Nach seiner Ansicht hat die aktuelle Misere ihre Ursachen nicht in der fehlenden Vierspurigkeit der B10, sondern in den unzulänglichen Vorarbeiten der zuständigen Planungs- und Kontrollbehörden – „nach dem Prinzip Augen zu und durch“. Die BI Queichtal nutzt ihre Stellungnahme zu dem Thema hingegen, um zu betonen, wie wichtig es angesichts der sich verschärfenden Klimakrise und der Lage im Biosphärenreservat Pfälzerwald sei, den Güterverkehr zu reduzieren und auf die Schiene zu verlagern. Sollte die B10 vierspurig ausgebaut werden, drohe eine „Lkw-Lawine“ mit prognostizierten 10.000 Lastern pro Tag.

Schiene statt Fernstraße

Ins gleiche Horn bläst Ulrich Mohr vom Bund für Umwelt und Naturschutz (BUND) Südpfalz, der ebenfalls auf die Stellungnahme der BI Vier Spuren jetzt reagiert. Weiss nutze den Verkehrsstress der Queichtalbevölkerung, um Reklame für eine Verkehrspolitik von gestern zu machen, hält Mohr dem Pirmasenser vor. Denn der B10-Ausbau würde zur Folge haben, dass noch mehr Transitverkehr zwischen Osteuropa und Atlantik mitten durch die Pfalz rausche, ohne dass die regionale Wirtschaft davon profitiere. Vielmehr könne sich die Region mit der Fertigstellung der „Lkw-Schleuder“ einen wachsenden sanften Tourismus im Biosphärenreservat abschminken.

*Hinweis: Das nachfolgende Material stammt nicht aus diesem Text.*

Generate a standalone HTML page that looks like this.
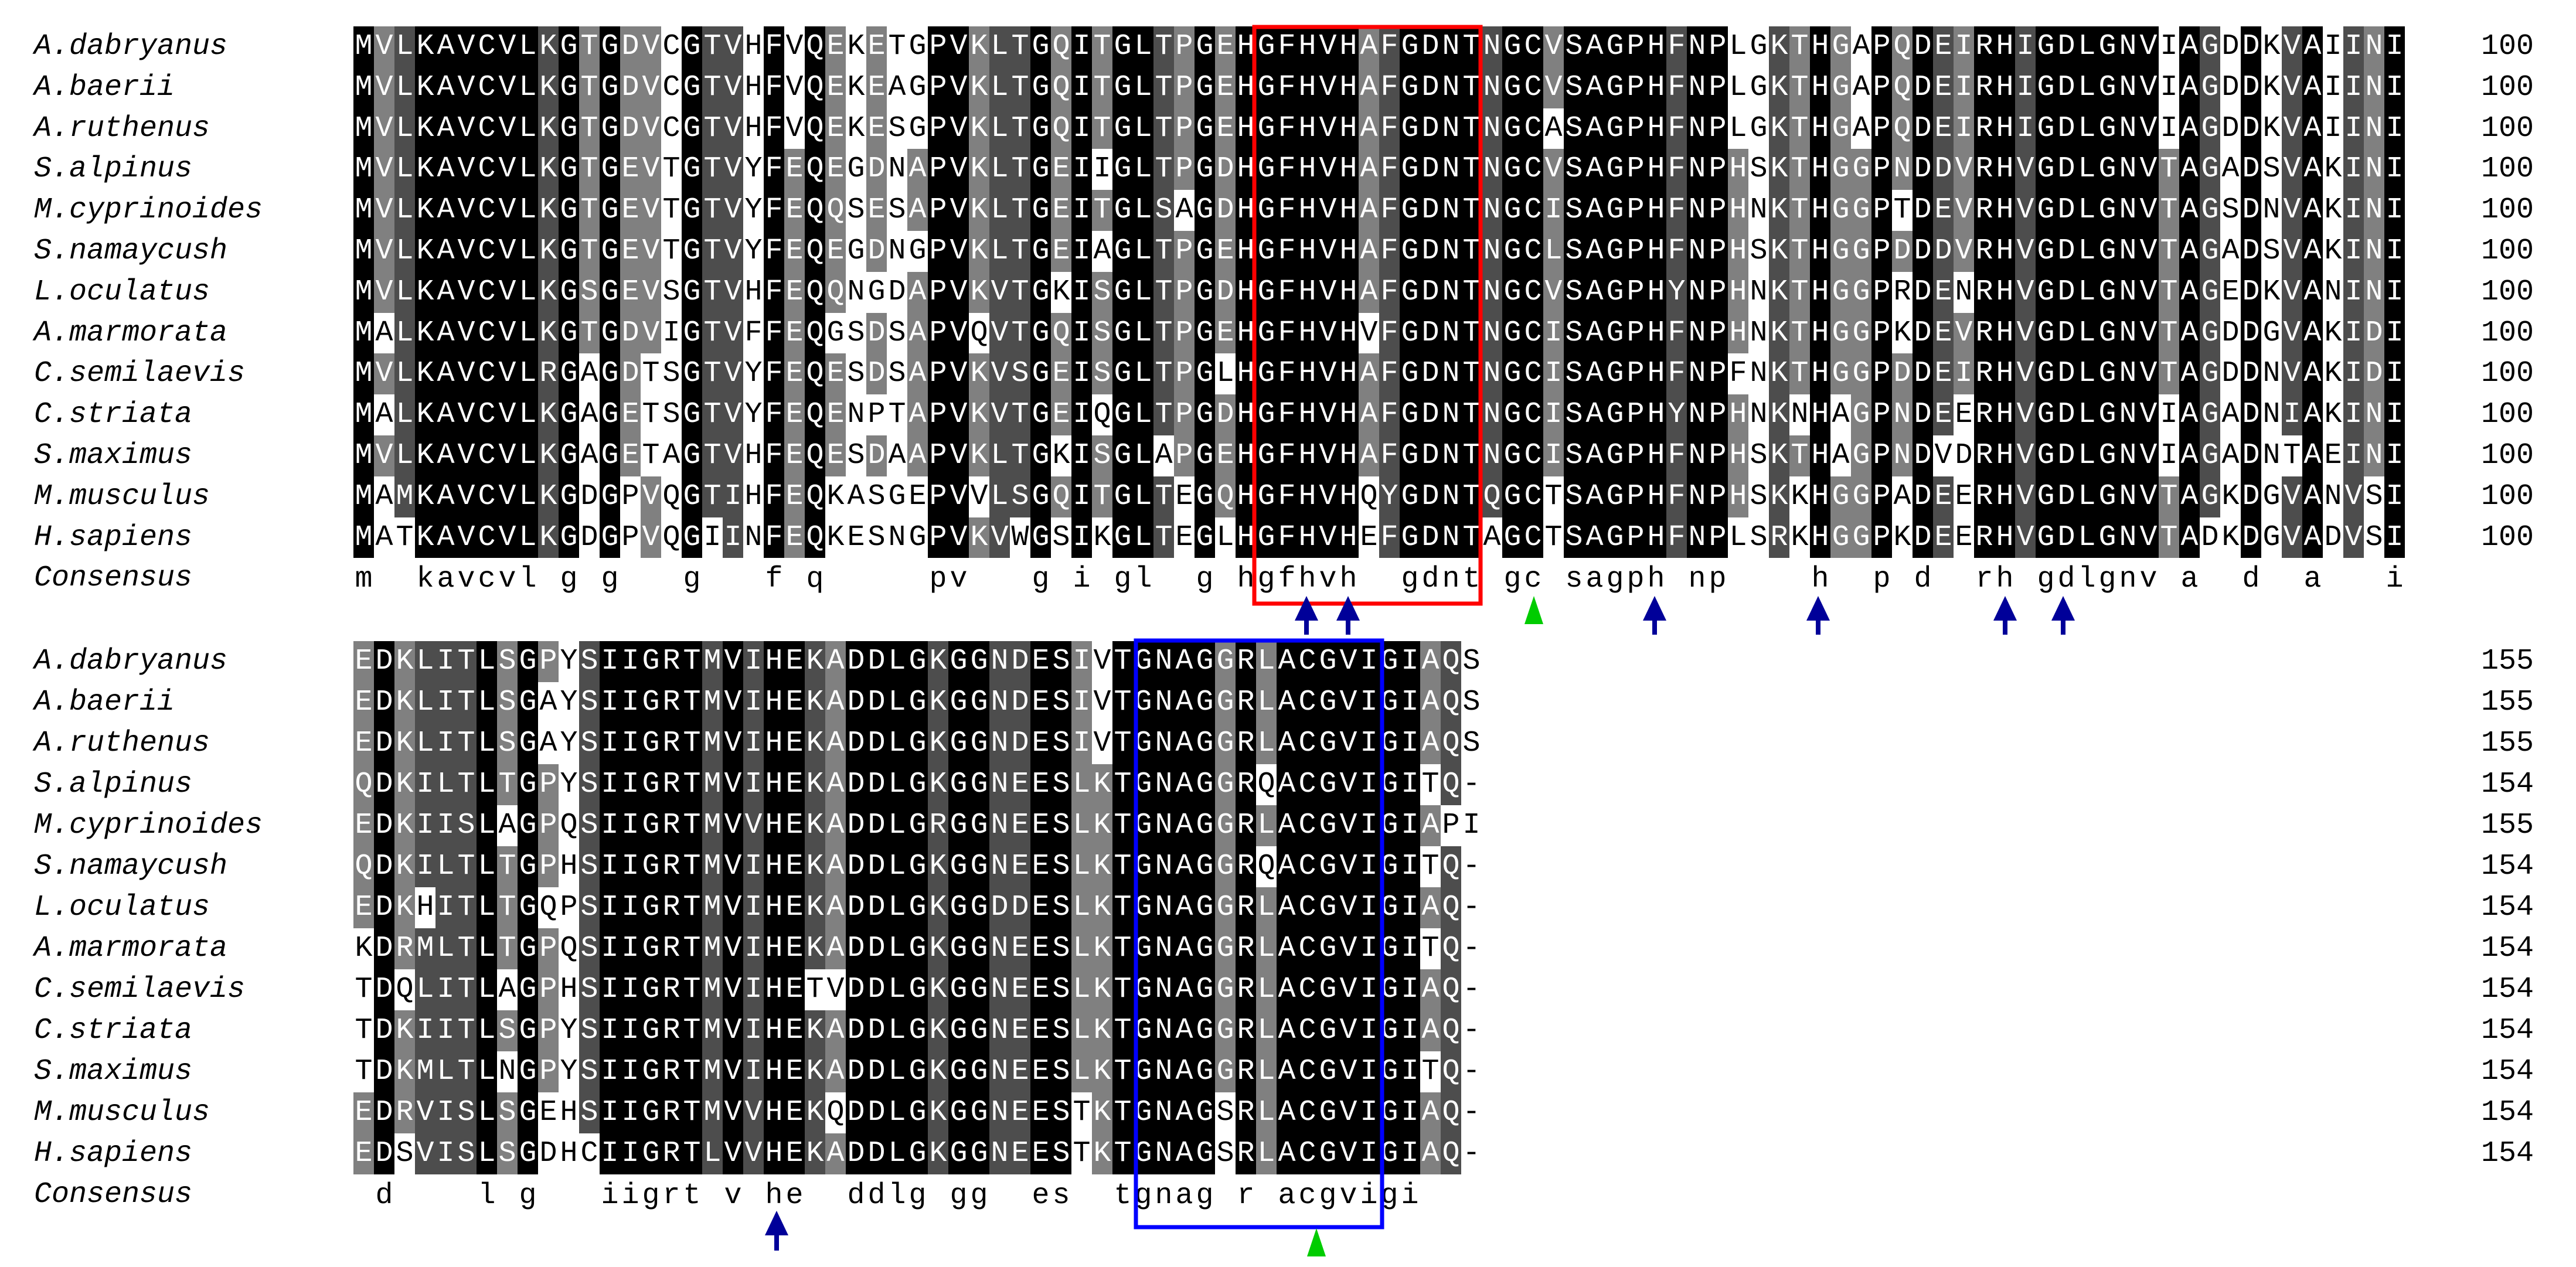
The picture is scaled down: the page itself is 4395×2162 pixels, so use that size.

Zur Bewältigung des Ziel- und Quellverkehrs zwischen Pirmasens und Landau brauche es keine „Autobahn“. Mohr fordert eine zügige und durchgreifende Verkehrswende. Etwa nach Schweizer Vorbild. Dort würden seit Eröffnung des Gotthard-Basistunnels Lkw im Europatransit huckepack auf die Schiene gebracht. „Bei uns gibt es genug Schienenstränge, die für dieses Verfahren geeignet wären. Man müsste sie nur ausbauen, elektrifizieren und modernisieren“, so der BUND-Vertreter.